Ongoing correspondence between the women concerning the development of the multi-volume series supports a mutual collaboration that involved Lane more extensively in the earlier books, and to a much lesser extent by the time the series ended. Little House in the Big Woods kicked off the series in 1932 and Farmer Boy, an account of Manly’s childhood in New York state, followed in 1933. Two years later, Little House on the Prairie appeared on the shelves. Five more books followed that took the reader through Wilder’s courtship and marriage to Manly: On the Banks of Plum Creek (1937), By the Shores of Silver Lake (1939), The Long Winter (1940), Little Town on the Prairie (1941), and These Happy Golden Years (1943).

After her mother’s death in 1957, Rose did edit and publish several posthumous works (including the last of the series, The First Four Years, about the beginning of Wilder’s marriage to Almanzo, which she based on her mother’s diary).
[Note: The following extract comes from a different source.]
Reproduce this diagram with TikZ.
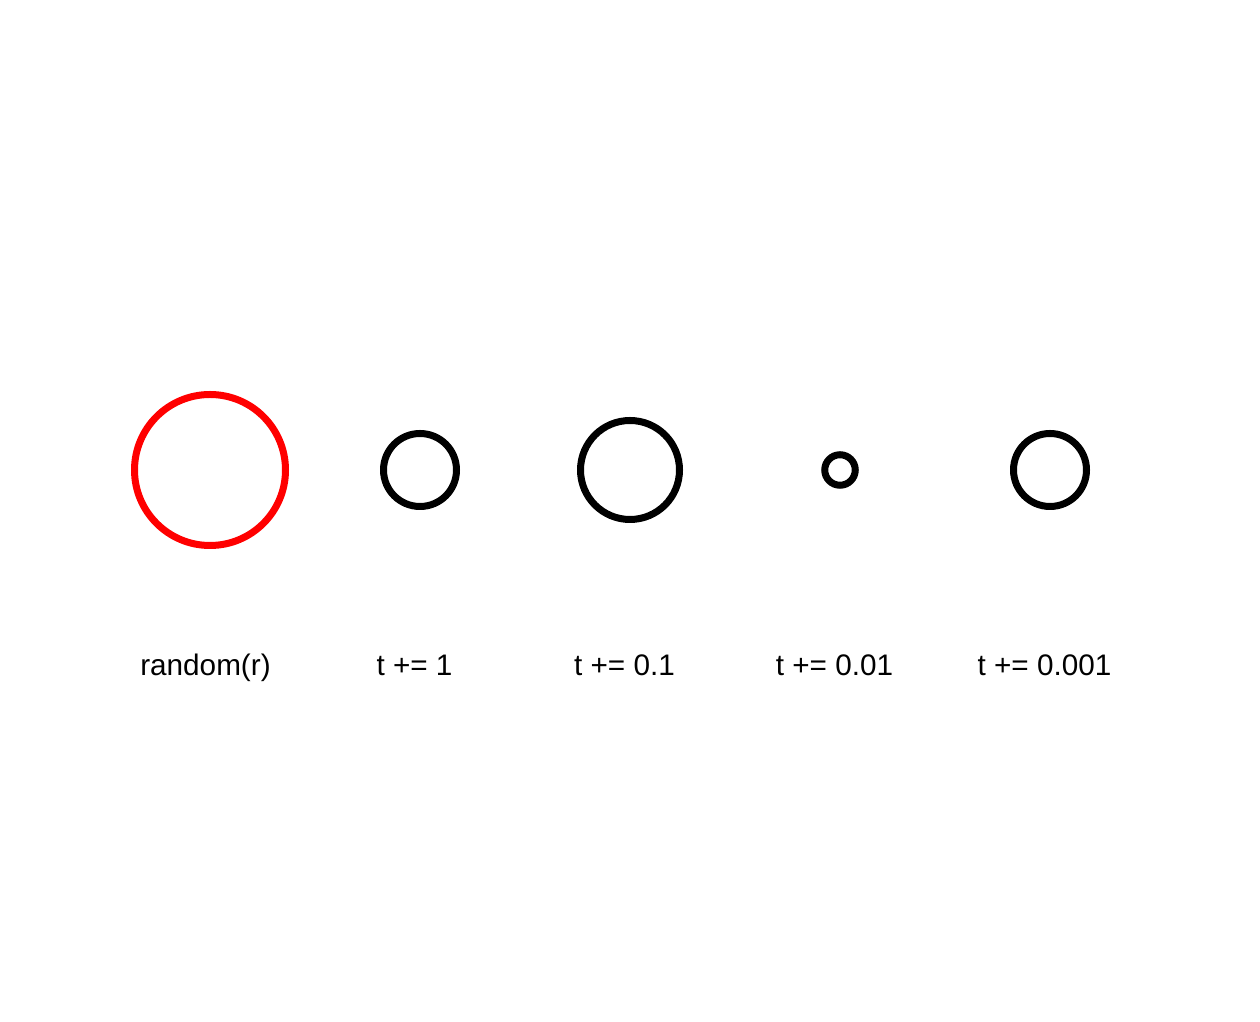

She finally settled in Missouri

In 1894, the Wilder family (Laura, Almanzo and Rose) moved to Missouri to what Wilder dubbed Rocky Ridge Farm. This is where they finally settled down and where Wilder wrote her books. Now the Laura Ingalls Wilder Home & Historic Museum in Mansfield, Missouri, the site claims to have the most comprehensive collection of Ingalls/Wilder memorabilia. It also hosts an annual celebration to commemorate its favorite and most famous resident.